One thing I have always loved about photographs is the way they speak a thousand words, tell untold stories and yet mean different things to different people who see them. One of the many few photographers who have captured my eye with their images through the act of storytelling is Asiko aka Asiko Artist.
Seeing an Asiko image makes you wonder what emotions run through his mind as he creates these images. In this interview, he shares his background, inspiration, hopes for the future and what makes him unique as a photographer.
Hi Asiko, introduce yourself.
My name is Asiko, and I am a Nigerian art photographer based in the UK. I have a degree in Chemistry and another in Bioinformatics but art has always been a passion of mine. I am self-taught having previously developed a career in the pharmaceutical industry for about 10 years. My work is inspired by culture, identity and femininity.
What attracted you to photography?
I stumbled into photography when my mum bought me a small digital camera a few years ago. I have always been interested in art and I enjoyed going to galleries and museums. I guess I had started to feed my mind before I got into photography. If she had bought me a canvas and some brushes maybe I would have ended up a painter.
What I love about photography is the ability to create a narrative or idea and document through a camera. It has been a way for me to create conversations about my identity and my African culture.
What inspires your creative process as an artist?

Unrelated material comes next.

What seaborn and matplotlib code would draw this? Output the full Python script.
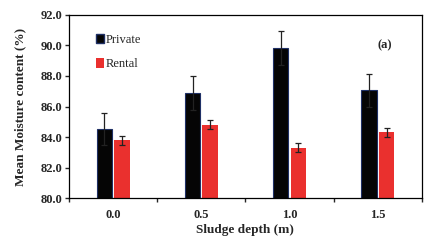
import matplotlib
matplotlib.use("Agg")
import matplotlib.pyplot as plt
import seaborn as sns
import pandas as pd
import numpy as np
from matplotlib.patches import Patch

depths = ["0.0", "0.5", "1.0", "1.5"]
private_vals = [84.55, 86.9, 89.85, 87.05]
private_err = [1.05, 1.1, 1.1, 1.05]
rental_vals = [83.8, 84.8, 83.3, 84.3]
rental_err = [0.3, 0.3, 0.3, 0.3]
groups = ["Private", "Rental"]
yticks = [80.0, 82.0, 84.0, 86.0, 88.0, 90.0, 92.0]

df = pd.DataFrame({
    "depth": depths * 2,
    "value": private_vals + rental_vals,
    "err": private_err + rental_err,
    "type": [groups[0]] * 4 + [groups[1]] * 4,
})

sns.set_style("white")
plt.rcParams["font.family"] = ["Liberation Serif", "DejaVu Serif"]

colors = {"Private": "#050505", "Rental": "#EA302E"}
fig = plt.figure(figsize=(4.34, 2.41), dpi=100)
ax = fig.add_axes([0.159, 0.178, 0.813, 0.76])
sns.barplot(data=df, x="depth", y="value", hue="type", palette=colors,
            width=0.4, gap=0.12, ax=ax, legend=False, errorbar=None, saturation=1)

bars = ax.patches
n = len(depths)
for i, p in enumerate(bars[:2 * n]):
    if i < n:
        p.set_edgecolor("#1F3066")
        p.set_linewidth(0.8)
    else:
        p.set_edgecolor("none")
    cx = p.get_x() + p.get_width() / 2
    h = p.get_height()
    err = df["err"].iloc[i]
    ax.errorbar(cx, h, yerr=err, color="#222222", capsize=2.5, elinewidth=0.9,
                capthick=0.9, zorder=5)

ax.set_ylim(80, 92)
ax.set_xlim(-0.5, 3.5)
ax.set_yticks(yticks)
ax.set_yticklabels([f"{v:.1f}" for v in yticks], fontweight="bold", fontsize=9)
ax.set_xticks(range(n))
ax.set_xticklabels(depths, fontweight="bold", fontsize=9)
ax.set_xticks(np.arange(-0.5, n, 1.0), minor=True)
ax.tick_params(axis="x", which="major", length=0, pad=8)
ax.tick_params(axis="x", which="minor", length=3, direction="out", width=1, bottom=True)
ax.tick_params(axis="y", which="major", length=3, direction="out", width=1, left=True, pad=2)

for s in ax.spines.values():
    s.set_color("black")
    s.set_linewidth(0.9)

ax.set_xlabel("Sludge depth (m)", fontweight="bold", fontsize=9.5, labelpad=2)
ax.set_ylabel("Mean Moisture content (%)", fontweight="bold", fontsize=9.5, labelpad=10)

handles = [Patch(facecolor=colors[g], edgecolor=("#1F3066" if g == "Private" else "none")) for g in groups]
ax.legend(handles, groups, loc="upper left", bbox_to_anchor=(0.045, 0.96), frameon=False,
          handlelength=0.6, handleheight=0.8, handletextpad=0.2, labelspacing=1.0,
          prop={"size": 9, "family": ["Liberation Serif"]})

ax.text(0.895, 0.835, "(a)", transform=ax.transAxes, fontweight="bold", fontsize=9,
        ha="center", va="center")

fig.savefig("out.png", dpi=100)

My process is inspired by my African heritage and more so by my Nigerian culture and identity. Being the child of two upbringings, living in Nigeria and UK, my process is informed by these two aspects.
I am also very interested in conversations about women and their space in the world. These conversations also inspire my work and are the basis for my current exhibition ‘Adorned’ at the Rele gallery.
What message do you hope for your images to pass on to its viewers?
I want to create conversations about women and African culture. I would like to catalogue our culture in a way that someone who looks at it in the future can tell the nuances and beauty of our history and traditions.
What has been the highlight of your career, thus far?
I have had a few career highlights this year; exhibiting at the Gallery of African Art and the South Bank Centre and in London, interviewed on the BBC, featured on Huffington Post and having my first solo show at Rele gallery. I am thankful for a good year.
What are your long-term goals?
To keep creating work that is important to me and work that means something. To get the work featured in prominent galleries around the world.
I would like to have contributed to photography being viewed as a legitimate form of African expression and African art.
Do you have role models in the industry, if any, how do they inspire you?
There are many people whose work inspire me in some form. Within photography, I love artists like Tim Walker, Sarah Moon because to me they exemplify the emotionally connected artist. Their work is authentic to them and that resonates with me.
If you were not into photography, what would you be doing?
I would be a film maker or artist in another medium possibly a painter.
Words you live by?
It may sound cliché but I believe in doing what you love. For many years, I didn’t follow this principle, it wasn’t until I started doing more and more of what I love that I found fulfillment and discovered who I was meant to be.